U.S. Chamber of Commerce Tries to Gut Foreign Corrupt Practices Act

Efforts to keep bribery under a veil of secrecy go beyond attacks against the SEC transparency rule. The U.S. Chamber of Commerce has also been waging a war against the 1977 Foreign Corrupt Practices Act, which was adopted after a rash of bribery scandals of foreign officials was revealed, involving more than 400 U.S. corporations. The law, introduced by Senator William Proxmire (D-Wisconsin), bans companies from bribing foreign officials in order to secure land and retain business deals, and requires public companies to file financial statements and maintain internal controls. The Department  of Justice (DOJ) and SEC are responsible for its enforcement and have been stepping up the pace in recent years, dedicating new staff and resources to a crackdown.

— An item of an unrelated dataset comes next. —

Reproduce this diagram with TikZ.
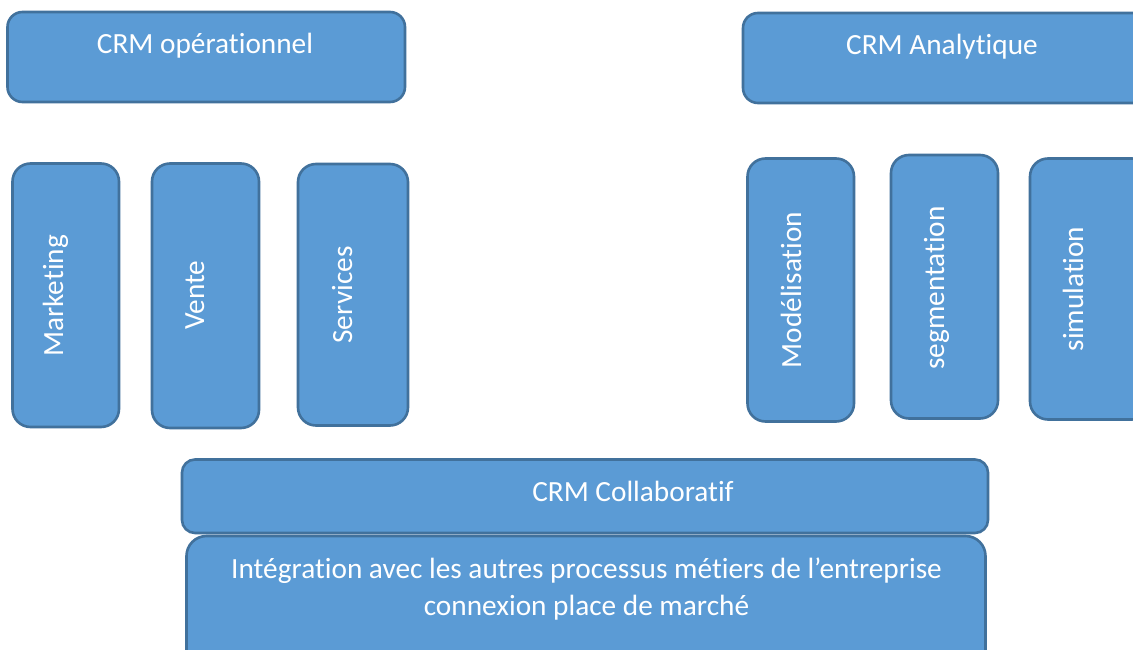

Now, the Chamber is actively pushing five amendments to the 1977 law, which would significantly weaken its enforcement mechanisms.

 

The value of the law was recently highlighted when The New York Times broke the story this spring that Walmex (Wal-Mart in Mexico), executives allegedly covered up millions of dollars in bribes to Mexican officials in an effort to fuel the company’s expansion in the country. Wal-Mart says it spent some $51 million on an internal investigation looking into whether the subsidiary violated the anti-bribery law and the U.S. Justice Department is also investigating.

 

According to the Chamber’s tax filings, 14 of the group’s 55 board members between 2007 and 2010 “were affiliated with companies that were reportedly under investigation for violations or had settled allegations that they violated the Foreign Corrupt Practices Act.” Chamber member Pfizer recently paid $60 million to the SEC and DOJ to settle claims that its subsidiaries bribed foreign doctors and pubic officials to gain market access for its products in Eastern Europe.

 

Major American firms frequently embrace transparency as an alternative to mandatory binding regulation. Now transparency is also taking a beating as U.S. firms fight for the right to bribe foreign governments and hide their activities from American shareholders and the citizens of the nations where they do business.